2. Types of Techniques/Ideas
This can be a great time to dig into things you normally don't do on gigs or practice much. For example, I've never done much with double paradiddles ( RLRLRR LRLRLL ) but I recently discovered some great exercises on thatdrumblog . Mr. Adam Osmianski's excesses are great because they intersperse different accents and diddles with the regular sticking, and  they are all 1 bar examples so they are very handy for variations of voicing on the drum set, as well as not being too much to keep track of, and therefore are easily memorized etc.

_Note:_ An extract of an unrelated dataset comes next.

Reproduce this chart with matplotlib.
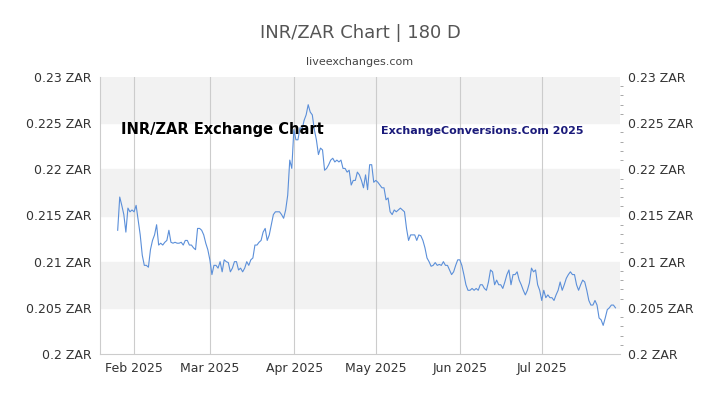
import matplotlib
matplotlib.use("Agg")
import matplotlib.pyplot as plt
import pandas as pd
import numpy as np

values = [0.2134,0.2170,0.2161,0.2151,0.2132,0.2158,0.2154,0.2156,0.2154,0.2161,0.2145,0.2129,0.2107,0.2096,0.2096,0.2094,0.2113,0.2123,0.2129,0.2140,
0.2118,0.2120,0.2118,0.2121,0.2123,0.2134,0.2121,0.2120,0.2121,0.2120,0.2120,0.2121,0.2118,0.2123,0.2123,0.2118,0.2118,0.2115,0.2113,0.2136,
0.2136,0.2134,0.2129,0.2120,0.2113,0.2102,0.2086,0.2096,0.2096,0.2093,0.2100,0.2089,0.2102,0.2100,0.2099,0.2089,0.2093,0.2100,0.2100,0.2091,
0.2093,0.2089,0.2093,0.2100,0.2096,0.2102,0.2104,0.2118,0.2118,0.2121,0.2123,0.2132,0.2136,0.2123,0.2129,0.2140,0.2151,0.2154,0.2154,0.2154,
0.2151,0.2147,0.2156,0.2172,0.2210,0.2201,0.2243,0.2232,0.2232,0.2245,0.2243,0.2253,0.2259,0.2270,0.2262,0.2259,0.2243,0.2232,0.2216,0.2223,
0.2221,0.2199,0.2201,0.2205,0.2210,0.2212,0.2208,0.2210,0.2208,0.2210,0.2201,0.2201,0.2197,0.2199,0.2183,0.2188,0.2188,0.2197,0.2194,0.2188,
0.2180,0.2194,0.2178,0.2205,0.2205,0.2186,0.2188,0.2186,0.2183,0.2180,0.2180,0.2167,0.2169,0.2154,0.2151,0.2156,0.2154,0.2156,0.2158,0.2156,
0.2154,0.2136,0.2123,0.2129,0.2129,0.2129,0.2123,0.2129,0.2128,0.2123,0.2115,0.2104,0.2100,0.2095,0.2096,0.2099,0.2096,0.2097,0.2096,0.2100,
0.2096,0.2096,0.2091,0.2086,0.2089,0.2096,0.2102,0.2102,0.2096,0.2086,0.2075,0.2069,0.2069,0.2071,0.2069,0.2071,0.2069,0.2075,0.2075,0.2071,
0.2069,0.2078,0.2091,0.2089,0.2075,0.2080,0.2075,0.2075,0.2071,0.2078,0.2086,0.2091,0.2075,0.2086,0.2086,0.2089,0.2080,0.2075,0.2069,0.2064,
0.2069,0.2077,0.2093,0.2089,0.2091,0.2075,0.2069,0.2058,0.2069,0.2061,0.2064,0.2061,0.2061,0.2058,0.2064,0.2069,0.2078,0.2069,0.2075,0.2082,
0.2086,0.2089,0.2086,0.2086,0.2075,0.2069,0.2075,0.2080,0.2078,0.2069,0.2058,0.2053,0.2053,0.2058,0.2053,0.2039,0.2037,0.2031,0.2039,0.2048,
0.2050,0.2053,0.2053,0.2050]
dates = pd.date_range("2025-01-26", "2025-07-28", periods=len(values))

yticks = [0.2, 0.205, 0.21, 0.215, 0.22, 0.225, 0.23]
ytick_labels = ["0.2 ZAR","0.205 ZAR","0.21 ZAR","0.215 ZAR","0.22 ZAR","0.225 ZAR","0.23 ZAR"]
month_ticks = pd.to_datetime(["2025-02-01","2025-03-01","2025-04-01","2025-05-01","2025-06-01","2025-07-01"])
month_labels = ["Feb 2025","Mar 2025","Apr 2025","May 2025","Jun 2025","Jul 2025"]

fig = plt.figure(figsize=(7.2, 4.05), dpi=100)
ax = fig.add_axes([100/720, 51/405, 520/720, 277/405])
ax.set_ylim(0.2, 0.23)
ax.set_xlim(pd.Timestamp("2025-01-19 12:00"), pd.Timestamp("2025-07-29 16:00"))
for lo in [0.205, 0.215, 0.225]:
    ax.axhspan(lo, lo + 0.005, color="#f2f2f2", zorder=0)
for d in month_ticks:
    ax.axvline(d, color="#cccccc", lw=0.8, zorder=1)
ax.plot(dates, values, color="#5b8fd9", lw=0.8, zorder=3)
ax.set_yticks(yticks)
ax.set_yticklabels(ytick_labels)
ax.set_xticks(month_ticks)
ax.set_xticklabels(month_labels)
ax.tick_params(axis="both", labelsize=9, colors="#333333", length=0, pad=6)
ax.tick_params(axis="y", labelright=True, right=False)
ax.set_yticks(np.arange(0.2, 0.2301, 0.001), minor=True)
ax.tick_params(axis="y", which="minor", left=False, right=True, length=2, color="#999999")
for s in ax.spines.values():
    s.set_visible(False)
ax.spines["left"].set_visible(True)
ax.spines["left"].set_color("#cccccc")
ax.spines["bottom"].set_visible(True)
ax.spines["bottom"].set_color("#cccccc")

fig.text(0.5, 0.905, "INR/ZAR Chart | 180 D", ha="center", fontsize=13, color="#555555")
fig.text(0.5, 0.84, "liveexchanges.com", ha="center", fontsize=8, color="#444444")
ax.text(0.04, 0.795, "INR/ZAR Exchange Chart", transform=ax.transAxes, fontsize=10.5,
        fontweight="bold", color="black")
ax.text(0.54, 0.795, "ExchangeConversions.Com 2025", transform=ax.transAxes, fontsize=8,
        fontweight="bold", color="#1a1a7a")
fig.savefig("out.png", dpi=100)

Although I haven't done a lot of this so far while isolated, this can be a great time to try out different set ups, and types of drums and cymbals. The drums I'm playing on in my rehearsal space feature 10" and 14" toms. I'm not convinced I would ever use a 10' tom in my set up without a 12" as well ( I find the 10' not versatile or gutsy enough) , it's been fun to have something different to play on and hear.

4. Listening
Because a lot of us have a bit looser schedule, it's a great time to listen to things we don't normally check out, or don't have time to in depth. In fact, I have dishes to do after I finish writing this, so I'm going to listen to some sort of classical piece I haven't heard before. Longer pieces of music are especially handy to check out right now, and I've enjoyed listening to the almost 17 minute Bob Dylan song, as well as some of Mile Davis' electric period music that i haven't heard much of.

You know, before we know it, we'll all be back to our busy lives, let's use this time to expand ourselves as musicians, and ultimately  humans.